Re the figure legend:
Is that a sea level anomaly or a satelite anomaly?

Last edited 1 month ago by Joao Martins
Jim Gorman
December 30, 2022 4:41 am

I did some investigation some time ago about the Jason satellites and was surprised to find that satellites drift a lot. If I remember correctly, to the tune of 10 – 12 feet. This compromises the actual readings and requires correction. Some of the drift is caused by gravity variations in the orbit.

The problem I found is that their measurements error was reduced by averaging over a months time. Each averaging period “reduced” the error in each actual reading. Does that remind anyone of another set of data being averaged?

With claiming millimeter accuracy, I had to wonder how, with that much drift they could separate satellite drift from sea level variation.

DMacKenzie
Reply to  Jim Gorman
December 31, 2022 11:23 am

IIRC, the Jason manual only claims 25 mm accuracy, about 1/2 a wavelength. Anything more than the designers claim is going to be the result of statistical analysis.
Take a 1000 readings randomly accurate within 25 mm with say a tape measure, and suddenly you believe you are accurate to 1/sqrt(1000) times your previous accuracy.
Of course it is complete bullscheidt with radar since your equipment is already taking millions of wavelength samples per second.

Jim Gorman
Reply to  DMacKenzie
December 31, 2022 1:28 pm

Statistics can’t add resolution that isn’t there in each measurement. Mathematicians believe that, no discipline in the physical sciences believes that.

Statistics with the correct conditions can remove errors and get you a true value but it can’t add significant digits to that true value.

donklipstein
December 30, 2022 9:32 am

There is the matter of what Willis E. said in https://wattsupwiththat.com/2018/12/17/inside-the-acceleration-factory/

He demonstrated that tide gauge data without satellite data indicated that the sea level rise rate in 1993-2013 was .76 mm/year more than in 1972-1992, for countering the statement of 2.1 mm/year faster sea level rise if satellite data is included.

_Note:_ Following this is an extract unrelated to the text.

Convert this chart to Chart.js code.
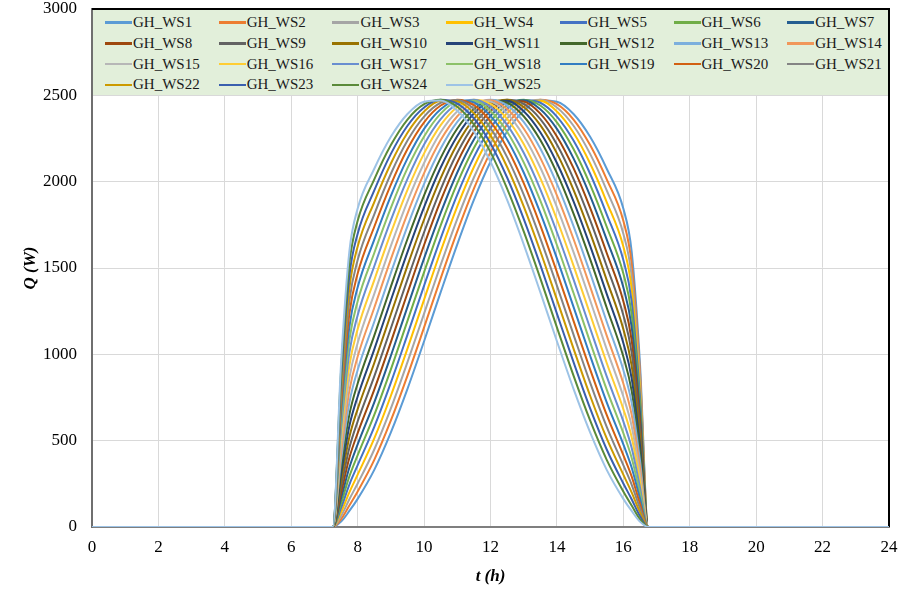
<!DOCTYPE html>
<html>
<head>
<meta charset="utf-8">
<script src="https://cdn.jsdelivr.net/npm/chart.js@4.4.1/dist/chart.umd.min.js"></script>
<style>
  body { margin: 0; background: #fff; }
  #wrap { position: relative; width: 902px; height: 589px; }
  #legend {
    position: absolute;
    background: #e2efda;
    font: 15px "Liberation Serif", "Times New Roman", serif;
    color: #1a1a1a;
  }
  #legend .item { position: absolute; height: 20px; display: flex; align-items: center; white-space: nowrap; }
  #legend .swatch { width: 27px; height: 2.5px; margin-right: 1px; }
</style>
</head>
<body>
<div id="wrap">
  <canvas id="chart" width="902" height="589"></canvas>
  <div id="legend"></div>
</div>
<script>
const SERIF = '"Liberation Serif", "Times New Roman", serif';

// hours of the day
const HOURS = [0, 7.25, 7.5, 7.75, 8, 8.5, 9, 9.5, 10, 10.5, 11, 11.5, 12, 12.5, 13, 13.5, 14, 14.5, 15, 15.5, 16, 16.25, 16.5, 16.75, 24];

const NAMES = [
  "GH_WS1", "GH_WS2", "GH_WS3", "GH_WS4", "GH_WS5", "GH_WS6", "GH_WS7",
  "GH_WS8", "GH_WS9", "GH_WS10", "GH_WS11", "GH_WS12", "GH_WS13", "GH_WS14",
  "GH_WS15", "GH_WS16", "GH_WS17", "GH_WS18", "GH_WS19", "GH_WS20", "GH_WS21",
  "GH_WS22", "GH_WS23", "GH_WS24", "GH_WS25",
];

const COLORS = [
  "#5b9bd5", "#ed7d31", "#a5a5a5", "#ffc000", "#4472c4", "#70ad47", "#255e91",
  "#9e480e", "#636363", "#997300", "#264478", "#43682b", "#7cafdd", "#f1975a",
  "#b7b7b7", "#ffcd33", "#698ed0", "#8cc168", "#327dc2", "#d26012", "#848484",
  "#cc9a00", "#3a5fae", "#5a8a39", "#9dc3e6",
];

// Q (W) per series, one value per entry of HOURS
const WS1  = [0, 0, 31, 93, 163, 331, 548, 800, 1076, 1360, 1637, 1894, 2115, 2291, 2411, 2470, 2463, 2392, 2260, 2075, 1844, 1596, 950, 0, 0];
const WS2  = [0, 0, 46, 125, 206, 389, 617, 877, 1156, 1440, 1712, 1960, 2171, 2331, 2434, 2475, 2449, 2360, 2212, 2013, 1773, 1526, 902, 0, 0];
const WS3  = [0, 0, 64, 161, 252, 449, 687, 955, 1236, 1518, 1785, 2024, 2221, 2366, 2452, 2474, 2430, 2324, 2161, 1949, 1699, 1455, 856, 0, 0];
const WS4  = [0, 0, 86, 201, 303, 513, 760, 1033, 1317, 1597, 1857, 2085, 2268, 2397, 2465, 2468, 2406, 2283, 2105, 1882, 1624, 1382, 808, 0, 0];
const WS5  = [0, 0, 110, 246, 358, 580, 836, 1114, 1398, 1672, 1925, 2142, 2310, 2422, 2473, 2457, 2377, 2238, 2046, 1811, 1546, 1308, 759, 0, 0];
const WS6  = [0, 0, 136, 293, 416, 649, 913, 1194, 1476, 1747, 1991, 2195, 2348, 2443, 2475, 2441, 2344, 2189, 1983, 1739, 1468, 1234, 710, 0, 0];
const WS7  = [0, 0, 166, 345, 479, 722, 992, 1275, 1556, 1819, 2053, 2244, 2381, 2459, 2472, 2420, 2306, 2135, 1918, 1664, 1388, 1159, 662, 0, 0];
const WS8  = [0, 0, 197, 401, 544, 796, 1071, 1355, 1633, 1890, 2112, 2289, 2409, 2469, 2464, 2394, 2262, 2078, 1848, 1587, 1308, 1083, 614, 0, 0];
const WS9  = [0, 0, 231, 459, 612, 872, 1151, 1434, 1707, 1956, 2167, 2329, 2433, 2475, 2450, 2362, 2215, 2016, 1777, 1510, 1227, 1010, 568, 0, 0];
const WS10 = [0, 0, 267, 521, 683, 950, 1232, 1514, 1781, 2020, 2218, 2364, 2451, 2475, 2432, 2327, 2164, 1953, 1703, 1430, 1146, 935, 521, 0, 0];
const WS11 = [0, 0, 305, 585, 756, 1029, 1313, 1592, 1853, 2082, 2265, 2395, 2464, 2469, 2408, 2286, 2108, 1886, 1628, 1350, 1066, 862, 475, 0, 0];
const WS12 = [0, 0, 346, 651, 831, 1108, 1392, 1668, 1921, 2138, 2308, 2421, 2472, 2458, 2379, 2241, 2049, 1815, 1551, 1270, 987, 790, 430, 0, 0];
const WS13 = [0, 0, 387, 720, 909, 1189, 1472, 1743, 1987, 2192, 2346, 2442, 2475, 2442, 2346, 2192, 1987, 1743, 1472, 1189, 909, 720, 387, 0, 0];
const WS14 = [0, 0, 430, 790, 987, 1270, 1551, 1815, 2049, 2241, 2379, 2458, 2472, 2421, 2308, 2138, 1921, 1668, 1392, 1108, 831, 651, 346, 0, 0];
const WS15 = [0, 0, 475, 862, 1066, 1350, 1628, 1886, 2108, 2286, 2408, 2469, 2464, 2395, 2265, 2082, 1853, 1592, 1313, 1029, 756, 585, 305, 0, 0];
const WS16 = [0, 0, 521, 935, 1146, 1430, 1703, 1953, 2164, 2327, 2432, 2475, 2451, 2364, 2218, 2020, 1781, 1514, 1232, 950, 683, 521, 267, 0, 0];
const WS17 = [0, 0, 568, 1010, 1227, 1510, 1777, 2016, 2215, 2362, 2450, 2475, 2433, 2329, 2167, 1956, 1707, 1434, 1151, 872, 612, 459, 231, 0, 0];
const WS18 = [0, 0, 614, 1083, 1308, 1587, 1848, 2078, 2262, 2394, 2464, 2469, 2409, 2289, 2112, 1890, 1633, 1355, 1071, 796, 544, 401, 197, 0, 0];
const WS19 = [0, 0, 662, 1159, 1388, 1664, 1918, 2135, 2306, 2420, 2472, 2459, 2381, 2244, 2053, 1819, 1556, 1275, 992, 722, 479, 345, 166, 0, 0];
const WS20 = [0, 0, 710, 1234, 1468, 1739, 1983, 2189, 2344, 2441, 2475, 2443, 2348, 2195, 1991, 1747, 1476, 1194, 913, 649, 416, 293, 136, 0, 0];
const WS21 = [0, 0, 759, 1308, 1546, 1811, 2046, 2238, 2377, 2457, 2473, 2422, 2310, 2142, 1925, 1672, 1398, 1114, 836, 580, 358, 246, 110, 0, 0];
const WS22 = [0, 0, 808, 1382, 1624, 1882, 2105, 2283, 2406, 2468, 2465, 2397, 2268, 2085, 1857, 1597, 1317, 1033, 760, 513, 303, 201, 86, 0, 0];
const WS23 = [0, 0, 856, 1455, 1699, 1949, 2161, 2324, 2430, 2474, 2452, 2366, 2221, 2024, 1785, 1518, 1236, 955, 687, 449, 252, 161, 64, 0, 0];
const WS24 = [0, 0, 902, 1526, 1773, 2013, 2212, 2360, 2449, 2475, 2434, 2331, 2171, 1960, 1712, 1440, 1156, 877, 617, 389, 206, 125, 46, 0, 0];
const WS25 = [0, 0, 950, 1596, 1844, 2075, 2260, 2392, 2463, 2470, 2411, 2291, 2115, 1894, 1637, 1360, 1076, 800, 548, 331, 163, 93, 31, 0, 0];

const SERIES = [WS1, WS2, WS3, WS4, WS5, WS6, WS7, WS8, WS9, WS10, WS11, WS12, WS13,
  WS14, WS15, WS16, WS17, WS18, WS19, WS20, WS21, WS22, WS23, WS24, WS25];

const X_TICKS = [0, 2, 4, 6, 8, 10, 12, 14, 16, 18, 20, 22, 24];
const Y_TICKS = [0, 500, 1000, 1500, 2000, 2500, 3000];

// black frame on the top and right of the plot area
const frame = {
  id: "frame",
  beforeDatasetsDraw(chart) {
    const { ctx, chartArea: a } = chart;
    ctx.save();
    ctx.strokeStyle = "#000";
    ctx.lineWidth = 2;
    ctx.beginPath();
    ctx.moveTo(a.left, a.top);
    ctx.lineTo(a.right, a.top);
    ctx.lineTo(a.right, a.bottom);
    ctx.stroke();
    ctx.restore();
  },
};

const tickFont = { family: SERIF, size: 17 };
const titleFont = { family: SERIF, size: 17, style: "italic", weight: "bold" };

const chart = new Chart(document.getElementById("chart"), {
  type: "line",
  data: {
    datasets: SERIES.map((vals, i) => ({
      label: NAMES[i],
      data: HOURS.map((h, j) => ({ x: h, y: vals[j] })),
      borderColor: COLORS[i],
      backgroundColor: COLORS[i],
      borderWidth: 2,
      pointRadius: 0,
      cubicInterpolationMode: "monotone",
      order: SERIES.length - 1 - i,
    })),
  },
  options: {
    responsive: false,
    animation: false,
    events: [],
    layout: { padding: { top: 0, right: 13, left: 0, bottom: 0 } },
    plugins: { legend: { display: false }, tooltip: { enabled: false } },
    scales: {
      x: {
        type: "linear",
        min: X_TICKS[0],
        max: X_TICKS[X_TICKS.length - 1],
        afterBuildTicks: (s) => { s.ticks = X_TICKS.map((v) => ({ value: v })); },
        ticks: { color: "#000", font: tickFont, padding: 10, maxRotation: 0, callback: (v) => String(v) },
        grid: { color: "#d9d9d9", lineWidth: 1, drawTicks: false },
        border: { color: "#7f7f7f", width: 2 },
        title: { display: true, text: "t (h)", color: "#000", font: titleFont, padding: { top: 0, bottom: 2 } },
        afterFit: (s) => { s.height = 62; s.paddingLeft = 0; s.paddingRight = 9; },
      },
      y: {
        min: Y_TICKS[0],
        max: Y_TICKS[Y_TICKS.length - 1],
        afterBuildTicks: (s) => { s.ticks = Y_TICKS.map((v) => ({ value: v })); },
        ticks: { color: "#000", font: tickFont, padding: 15, callback: (v) => String(v) },
        grid: { color: "#d9d9d9", lineWidth: 1, drawTicks: false },
        border: { color: "#6f6f6f", width: 2 },
        title: { display: true, text: "Q (W)", color: "#000", font: titleFont, padding: { top: 20, bottom: 0 } },
        afterFit: (s) => { s.width = 92; s.paddingTop = 9; s.paddingBottom = 9; },
      },
    },
  },
  plugins: [frame],
});

function buildLegend() {
  const a = chart.chartArea;
  const bottom = chart.scales.y.getPixelForValue(2500);
  const box = document.getElementById("legend");
  box.style.left = a.left + 1 + "px";
  box.style.top = a.top + 1 + "px";
  box.style.width = a.right - a.left - 2 + "px";
  box.style.height = bottom - a.top - 1.5 + "px";
  box.innerHTML = NAMES.map((name, i) => {
    const col = i % 7;
    const row = Math.floor(i / 7);
    const left = 12 + col * 113.7;
    const top = 2.5 + row * 20.8;
    return `<div class="item" style="left:${left}px;top:${top}px"><span class="swatch" style="background:${COLORS[i]}"></span>${name}</div>`;
  }).join("");
}

buildLegend();
</script>
</body>
</html>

However, he found some need to state in bold “manufacturing sea level acceleration where none exists”, as if .76 being a correct replacement for 2.1 (mm/year per 21 years) = zero.

TimTheToolMan
December 30, 2022 7:26 pm

From the paper we have

Accelerations in Global Mean Sea Level

The GMSL time series span 1993.0–2016.6 and are constructed from TOPEX, Jason-1 and Jason-2 data. A quadratic term is regressed together with a secular trend, annual and semi-annual cycles. The estimated quadratic coefficients is multiplied by a factor of two to obtain the acceleration.

Fitting a curve is not science.

Sea level rise is not accelerating because the TOA radiative imbalance isn’t accelerating. If the energy available to melt ice and warm the oceans isn’t accelerating, then the ocean sea level cant be accelerating. Nor is it expected to.